Business analysts then connect Power BI directly to Fabric datasets to create dashboards, reports, and AI-powered insights.
By embedding Power BI into Fabric, Microsoft has created a single analytics ecosystem that supports both technical users (data engineers, data scientists) and business users (analysts, decision-makers).
Key Features and Capabilities of Fabric & Power BI
Some standout features in 2025 include:
Real-Time Intelligence with Fabric’s streaming analytics engines.
Big data capabilities with a lakehouse architecture.
Compliance and governance tools like Microsoft Purview for secure access and lineage tracking.
Role-specific workloads (Data Factory, Data Engineering, Data Science, Power BI) under a unified capacity model.
Instant scalability in the cloud with shared resilience across services.
This means teams no longer need to jump between multiple systems—Power BI dashboards can directly consume curated, governed datasets from Fabric.
Why This Matters for Organizations
The introduction of Microsoft Fabric is a major shift as this provides end to end solutions for data professionals and enthusiasts with a unified analytics ecosystem.

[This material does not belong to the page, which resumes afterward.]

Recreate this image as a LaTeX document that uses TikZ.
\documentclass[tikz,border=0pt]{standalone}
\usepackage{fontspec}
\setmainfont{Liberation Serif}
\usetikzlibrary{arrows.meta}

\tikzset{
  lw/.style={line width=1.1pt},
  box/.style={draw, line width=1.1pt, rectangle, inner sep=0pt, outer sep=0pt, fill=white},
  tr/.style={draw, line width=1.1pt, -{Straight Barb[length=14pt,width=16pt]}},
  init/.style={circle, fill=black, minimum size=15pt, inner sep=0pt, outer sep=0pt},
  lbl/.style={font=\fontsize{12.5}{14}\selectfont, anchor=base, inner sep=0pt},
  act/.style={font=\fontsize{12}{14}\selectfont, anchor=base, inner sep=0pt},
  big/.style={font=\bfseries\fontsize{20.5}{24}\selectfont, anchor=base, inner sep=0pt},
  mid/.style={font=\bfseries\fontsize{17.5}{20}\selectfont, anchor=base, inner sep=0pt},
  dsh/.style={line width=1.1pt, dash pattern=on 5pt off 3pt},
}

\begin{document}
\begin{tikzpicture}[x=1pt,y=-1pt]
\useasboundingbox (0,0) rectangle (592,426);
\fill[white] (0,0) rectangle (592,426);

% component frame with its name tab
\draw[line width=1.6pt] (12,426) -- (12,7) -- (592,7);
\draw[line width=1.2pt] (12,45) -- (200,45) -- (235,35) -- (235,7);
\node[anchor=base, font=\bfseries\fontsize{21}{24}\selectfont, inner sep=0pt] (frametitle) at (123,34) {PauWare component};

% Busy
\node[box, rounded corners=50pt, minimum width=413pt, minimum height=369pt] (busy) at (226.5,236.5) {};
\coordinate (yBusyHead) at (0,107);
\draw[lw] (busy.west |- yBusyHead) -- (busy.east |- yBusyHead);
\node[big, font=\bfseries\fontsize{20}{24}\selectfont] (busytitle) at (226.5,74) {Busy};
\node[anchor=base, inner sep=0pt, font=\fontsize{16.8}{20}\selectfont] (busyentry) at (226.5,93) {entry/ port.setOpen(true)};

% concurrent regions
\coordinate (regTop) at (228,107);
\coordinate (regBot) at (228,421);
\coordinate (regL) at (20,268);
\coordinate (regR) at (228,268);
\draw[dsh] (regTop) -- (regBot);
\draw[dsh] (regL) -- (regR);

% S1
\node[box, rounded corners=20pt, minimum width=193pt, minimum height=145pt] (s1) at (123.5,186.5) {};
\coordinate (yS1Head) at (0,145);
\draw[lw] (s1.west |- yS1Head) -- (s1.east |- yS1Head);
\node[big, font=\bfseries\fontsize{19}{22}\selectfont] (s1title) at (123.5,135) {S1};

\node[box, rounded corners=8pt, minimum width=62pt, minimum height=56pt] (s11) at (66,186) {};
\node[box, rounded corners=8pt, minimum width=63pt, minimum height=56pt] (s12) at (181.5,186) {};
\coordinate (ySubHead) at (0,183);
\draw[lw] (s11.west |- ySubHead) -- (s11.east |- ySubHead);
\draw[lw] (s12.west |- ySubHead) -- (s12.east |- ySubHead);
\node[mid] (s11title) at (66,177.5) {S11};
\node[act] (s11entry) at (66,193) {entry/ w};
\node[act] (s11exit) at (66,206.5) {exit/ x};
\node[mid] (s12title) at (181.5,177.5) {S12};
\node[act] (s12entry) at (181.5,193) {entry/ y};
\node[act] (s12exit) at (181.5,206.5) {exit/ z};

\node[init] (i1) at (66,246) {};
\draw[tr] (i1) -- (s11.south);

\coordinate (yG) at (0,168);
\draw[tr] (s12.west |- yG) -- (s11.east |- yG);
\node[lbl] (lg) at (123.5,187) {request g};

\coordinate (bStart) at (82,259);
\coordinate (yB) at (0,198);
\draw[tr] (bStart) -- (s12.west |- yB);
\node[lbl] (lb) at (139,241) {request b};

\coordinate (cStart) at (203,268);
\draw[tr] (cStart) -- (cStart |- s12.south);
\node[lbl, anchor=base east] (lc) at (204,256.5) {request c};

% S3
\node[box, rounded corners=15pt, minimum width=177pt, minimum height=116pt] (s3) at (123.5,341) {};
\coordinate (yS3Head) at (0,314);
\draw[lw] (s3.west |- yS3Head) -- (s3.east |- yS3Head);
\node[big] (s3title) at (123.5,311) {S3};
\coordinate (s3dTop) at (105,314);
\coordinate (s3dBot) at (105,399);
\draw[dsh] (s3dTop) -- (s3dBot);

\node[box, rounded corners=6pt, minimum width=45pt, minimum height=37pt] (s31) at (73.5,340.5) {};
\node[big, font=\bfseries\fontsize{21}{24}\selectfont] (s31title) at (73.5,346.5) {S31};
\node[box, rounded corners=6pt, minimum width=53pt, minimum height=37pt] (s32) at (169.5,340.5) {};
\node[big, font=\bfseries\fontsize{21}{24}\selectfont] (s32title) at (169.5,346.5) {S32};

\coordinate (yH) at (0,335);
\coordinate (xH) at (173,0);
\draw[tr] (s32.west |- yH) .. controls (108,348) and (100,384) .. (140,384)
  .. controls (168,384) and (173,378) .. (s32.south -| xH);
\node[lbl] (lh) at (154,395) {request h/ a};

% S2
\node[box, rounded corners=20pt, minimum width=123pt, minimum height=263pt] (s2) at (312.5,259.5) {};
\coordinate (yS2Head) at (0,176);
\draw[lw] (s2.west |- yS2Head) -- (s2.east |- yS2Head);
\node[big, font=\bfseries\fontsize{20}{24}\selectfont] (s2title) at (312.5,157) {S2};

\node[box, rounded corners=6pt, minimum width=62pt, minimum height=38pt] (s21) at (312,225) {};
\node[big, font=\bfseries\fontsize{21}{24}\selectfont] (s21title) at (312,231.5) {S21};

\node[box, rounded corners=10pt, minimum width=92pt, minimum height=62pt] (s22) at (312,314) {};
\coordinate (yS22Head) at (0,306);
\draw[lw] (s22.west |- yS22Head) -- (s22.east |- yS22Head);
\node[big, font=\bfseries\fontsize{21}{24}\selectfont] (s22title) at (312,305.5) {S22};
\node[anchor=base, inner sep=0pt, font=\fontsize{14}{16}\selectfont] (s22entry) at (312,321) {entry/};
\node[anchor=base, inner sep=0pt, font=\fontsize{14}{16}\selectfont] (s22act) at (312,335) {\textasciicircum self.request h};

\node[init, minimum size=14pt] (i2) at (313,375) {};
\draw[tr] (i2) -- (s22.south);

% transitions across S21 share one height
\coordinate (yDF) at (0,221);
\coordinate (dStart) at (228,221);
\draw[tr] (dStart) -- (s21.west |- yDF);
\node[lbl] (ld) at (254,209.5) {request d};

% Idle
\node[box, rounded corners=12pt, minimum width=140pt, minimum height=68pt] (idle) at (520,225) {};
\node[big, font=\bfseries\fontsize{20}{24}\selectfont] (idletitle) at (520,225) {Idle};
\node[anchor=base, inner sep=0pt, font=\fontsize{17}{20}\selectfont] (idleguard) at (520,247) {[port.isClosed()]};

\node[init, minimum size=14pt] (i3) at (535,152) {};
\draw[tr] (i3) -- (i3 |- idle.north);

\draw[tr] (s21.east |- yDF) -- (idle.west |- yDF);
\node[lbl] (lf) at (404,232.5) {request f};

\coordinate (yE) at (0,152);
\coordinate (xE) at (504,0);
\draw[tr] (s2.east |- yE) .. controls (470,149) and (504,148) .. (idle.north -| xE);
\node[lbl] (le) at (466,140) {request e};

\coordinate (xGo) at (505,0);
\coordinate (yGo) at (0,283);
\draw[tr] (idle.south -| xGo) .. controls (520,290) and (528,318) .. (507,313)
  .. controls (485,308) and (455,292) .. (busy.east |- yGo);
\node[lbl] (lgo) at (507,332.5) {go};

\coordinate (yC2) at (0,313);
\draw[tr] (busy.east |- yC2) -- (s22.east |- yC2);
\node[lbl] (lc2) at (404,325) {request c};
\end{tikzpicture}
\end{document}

Organizations can now rely solely on Microsoft Fabric for their data warehouse, data transformation and data visualization needs instead of bringing together multiple services. Furthermore, with Power BI tightly integrated, organizations can deliver insights faster, scale analytics with less complexity, and empower everyone from data engineers to executives and allow everyone to work in the same environment.
FAQs
How does Microsoft Fabric enhance the Power BI ecosystem?
Microsoft Fabric extends Power BI by providing a unified data foundation through OneLake, Direct Lake mode, and lakehouse architecture. This means organizations can manage ETL, data engineering, real-time analytics, and visualization in a single platform making Power BI reports faster, more scalable, and easier to govern.
How does AI and Copilot improve Power BI with Fabric?
AI-powered tools like Copilot in Power BI help users generate reports, build DAX calculations, and create dashboards using natural language queries.